One such item out there now is a standing birdbath - a terracotta clay saucer lined with blue enamel, supported by a single black pole. It adds a nice little bit of color and interest. And I like the idea of a little water feature in that garden, but quickly decided water wasn't going to work there.

I've written about providing water for wildlife earlier (here), especially important in my area since I live in a climate that sees no summer precipitation at all. I have two heavy concrete basins out in the open part of my yard, and love watching the birds, bees, and bunnies that visit those regularly. But I don't want fluttering, chirping birds right outside my open bedroom window at the crack of dawn. That's supposed to be my quiet, peaceful, restful spot. And I don't want to be always cleaning up after a bunch of birds. They're in the tree branches above anyway. I don't need to be attracting more to that particular little space.

And besides, it's so hot and dry here, and that birdbath is flat and shallow. Any water in it evaporates so quickly during the heat of summer, I'd have to be refilling that thing two or three times a day. It's ok empty, but just not quite right - something is missing. So, how can I have a water feature without water?

Eureka!

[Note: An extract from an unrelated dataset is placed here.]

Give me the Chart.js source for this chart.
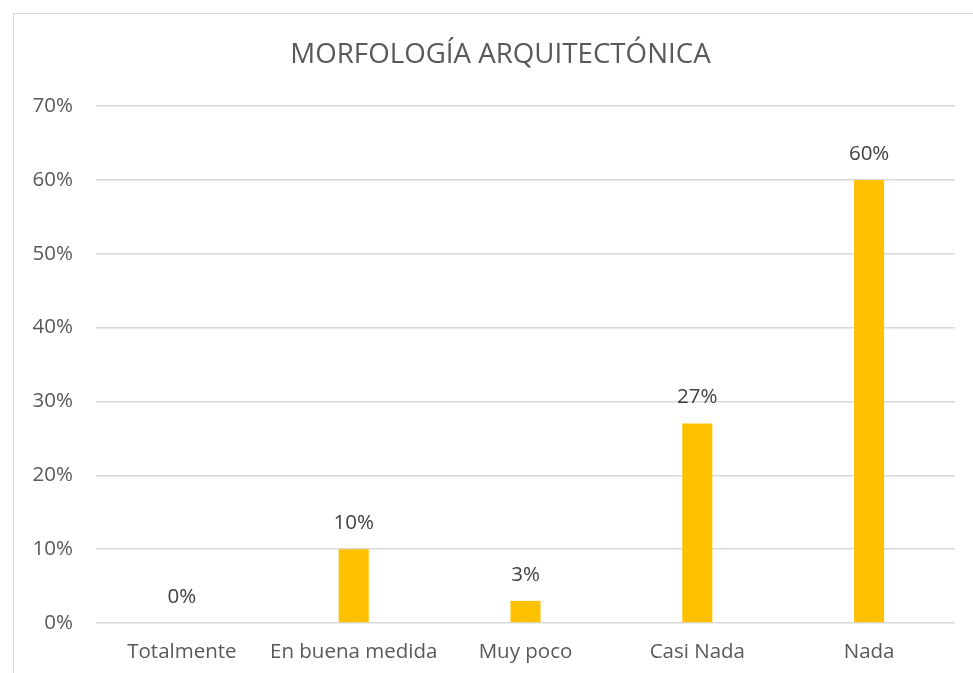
<!DOCTYPE html>
<html>
<head>
<meta charset="utf-8">
<script src="https://cdn.jsdelivr.net/npm/chart.js@4"></script>
<style>
    html, body { margin: 0; padding: 0; background: #fff; overflow: hidden; width: 973px; height: 673px; }
    #frame {
        position: absolute; left: 13px; top: 13px;
        width: 973px; height: 673px;
        border: 1px solid #d9d9d9; box-sizing: border-box;
    }
    #chart { display: block; }
</style>
</head>
<body>
<div id="frame"><canvas id="chart" width="973" height="673"></canvas></div>
<script>
// Chart data
const categories = ['Totalmente', 'En buena medida', 'Muy poco', 'Casi Nada', 'Nada'];
const percentValues = [0, 10, 3, 27, 60];
const yTickValues = [0, 10, 20, 30, 40, 50, 60, 70];

const chartTitle = 'MORFOLOGÍA ARQUITECTÓNICA';
const fontFamily = '"Open Sans", "Noto Sans", sans-serif';

// Draws the value above each bar
const barLabels = {
    id: 'barLabels',
    afterDatasetsDraw(chart) {
        const ctx = chart.ctx;
        const meta = chart.getDatasetMeta(0);
        ctx.save();
        ctx.fillStyle = '#404040';
        ctx.font = '20.5px ' + fontFamily;
        ctx.textAlign = 'center';
        ctx.textBaseline = 'middle';
        meta.data.forEach((bar, i) => {
            ctx.fillText(percentValues[i] + '%', bar.x, bar.y - 26);
        });
        ctx.restore();
    }
};

const ctx = document.getElementById('chart');
new Chart(ctx, {
    type: 'bar',
    data: {
        labels: categories,
        datasets: [{
            data: percentValues,
            backgroundColor: '#FFC000',
            borderWidth: 0,
            categoryPercentage: 1,
            barPercentage: 0.175
        }]
    },
    options: {
        responsive: false,
        animation: false,
        layout: { padding: 0 },
        plugins: {
            legend: { display: false },
            tooltip: { enabled: false },
            title: {
                display: true,
                text: chartTitle,
                color: '#595959',
                font: { family: fontFamily, size: 27.7, weight: 'normal' },
                padding: { top: 24, bottom: 34.8 }
            }
        },
        scales: {
            x: {
                grid: { display: false },
                border: { display: false },
                ticks: {
                    color: '#595959',
                    font: { family: fontFamily, size: 20.5 },
                    padding: 9,
                    maxRotation: 0
                },
                afterFit(scale) { scale.height = 64; }
            },
            y: {
                min: 0,
                max: 70,
                afterBuildTicks(scale) {
                    scale.ticks = yTickValues.map(v => ({ value: v }));
                },
                grid: { color: '#d9d9d9', lineWidth: 1.5, drawTicks: false },
                border: { display: false },
                ticks: {
                    color: '#595959',
                    font: { family: fontFamily, size: 20.5 },
                    padding: 23,
                    callback: v => v + '%'
                },
                afterFit(scale) { scale.width = 82; }
            },
            // empty right-hand spacer so the title stays centred on the frame
            spacer: {
                type: 'linear',
                position: 'right',
                grid: { display: false },
                border: { display: false },
                ticks: { display: false },
                afterFit(scale) { scale.width = 32; }
            }
        }
    },
    plugins: [barLabels]
});
</script>
</body>
</html>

Wandering through the local big box store, I spy my solution on a shelf over by the gift wrap section. Glass pebbles! So I get a bag of clear and a bag of various blues - mix them together and spread them out over the bottom of the birdbath (I just set it up for the season yesterday - it needs a vinegar soaking to get rid of the mineral deposit rings. Another reason not to fill it with water). I get the sparkle and reflections of sun on water without the trial and tribulations. It's perfect!

4 comments:

Sonia said...

It's a great idea. I also love the idea of dry river beds. There are a couple in my area and I just love looking at them.

Sadge said...

Sonia: I live on the alluvial fan at the mouth of a canyon. Floods are rare, but I have seen a few in the 25 years I've lived here. Construction of neighborhood streets directs normal runoff around my property, but really high flows will send water over the roadside embankments. Since my front door is lower than my street, I've thought about making a dry creek bed across the entire front of the house, to serve as an emergency flood channel if necessary.

quinn said...

You've turned that challenging area int a very pretty spot! I wonder if you'll have birds investigating the "birdbath" anyway, mistaking the glittering water-colored basin for, well, a birdbath? Keep us posted :)

Zephyr Hill said...

Great idea! And you've provided a nice little shade spot underneath for a wandering critter.